= Justina Owusu–Banahene =

Ghanaian politician

Justina Awo Owusu–Banahene, also called Awo Baatanpa, (born 2 April 1970) is a Ghanaian politician, educationist, and the former regional minister for the Bono Region.

== Early life and education ==
Justina Owusu-Banahene was born on April 2, 1970, in Atronie near Sunyani within the Sunyani Municipality, she is currently pursuing a Ph.D. in Religious Studies. She holds a Master of Philosophy in Religious Studies with a focus on the Ethics of Religion, as well as a Bachelor of Education (Arts), all of which she earned from the University of Cape Coast.

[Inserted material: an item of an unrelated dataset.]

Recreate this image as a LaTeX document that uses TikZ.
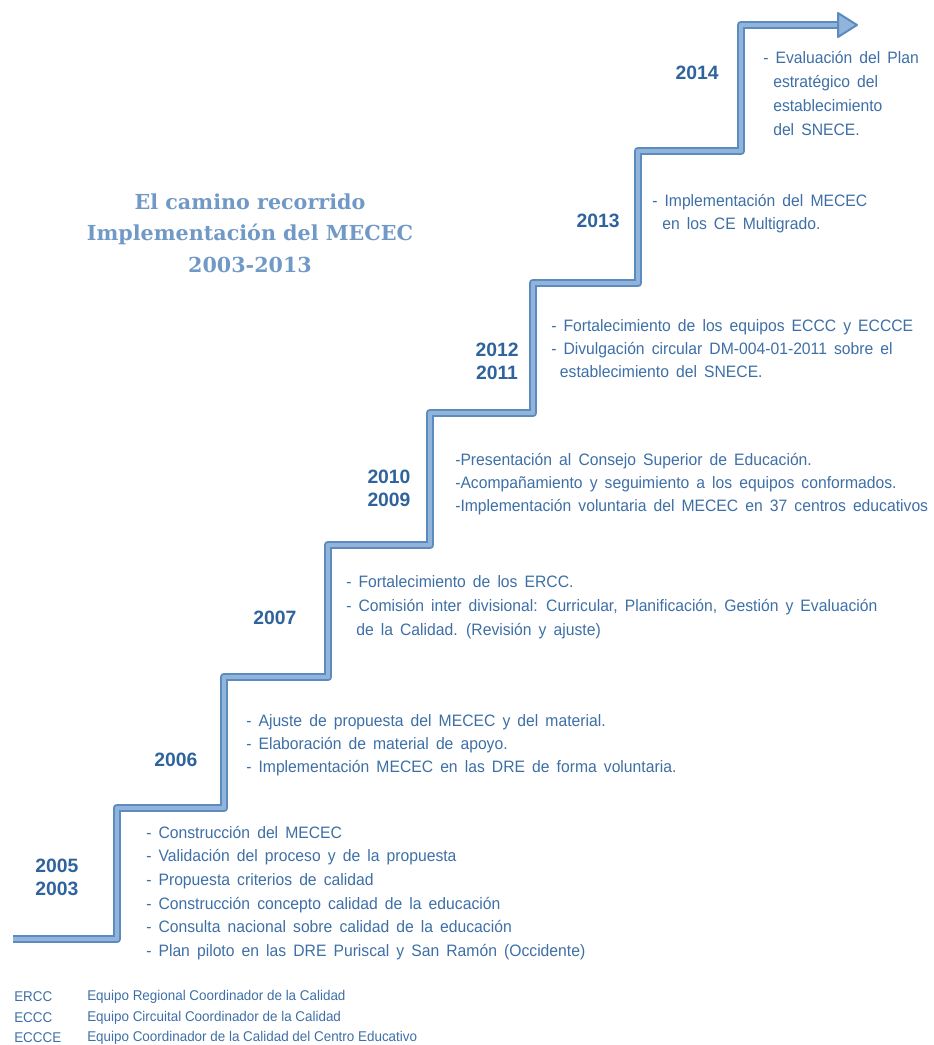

In 1995, she completed her studies at Atebubu Teacher Training College, with a Teacher's Certificate A (3-Year Post-Sec.). Additionally, Justina Owusu-Banahene accomplished her G.C.E. ‘A’ Level education at Acherensua Secondary School in 1992, following her completion of G.C.E. ‘O’ Level studies at Techiman Secondary School in 1989.

== Career ==
Prior to her appointment as the Bono Regional Minister she was the Municipal Chief Executive (MCE) for the Sunyani Municipal Assembly in May 2019, Hon. Justina Owusu-Banahene served as a lecturer at Berekum College of Education. Additionally, she held part-time lecturing roles at Jackson College of Education in Sunyani from 2010 to 2019 and at St. Ambrose College of Education from 2010 to 2016.

From 1995 to 2000, Owusu-Banahene dedicated her efforts to the Ghana Education Service, where she worked as a teacher at Addokpe Junior Secondary School. She also fulfilled her National Service obligations at Garrison Junior High School.

== Politics ==
Owusu-Banahene is a member of the New Patriotic Party (NPP). She was the National Deputy Women Organizer for the party from 2018 until her appointment as the MCE.

She previously served as the Regional Women's Organizer for the party in the then Brong Ahafo Region from 2008 to 2012. In 2018, she contested as a candidate for the position of 2nd Vice Chairperson in the Regional Executives Elections of which lost to Joseph Mensah. She was later appointed as the Deputy National Women Organizer for the NPP in that same year.

Owusu-Banahene served as a member of the Bono Regional Campaign Team for both the 2016 and 2020 general elections. Between 2001 and 2004, she actively participated as a member and Organizer of TESCON at the University of Cape Coast (UCC).

She held the position as the Vice President of the Danquah-Busia Club at Atebubu Training College in 1995 and later at Acheresua Secondary School in 1992.

== Personal life ==
Owusu–Banahene is single with one son.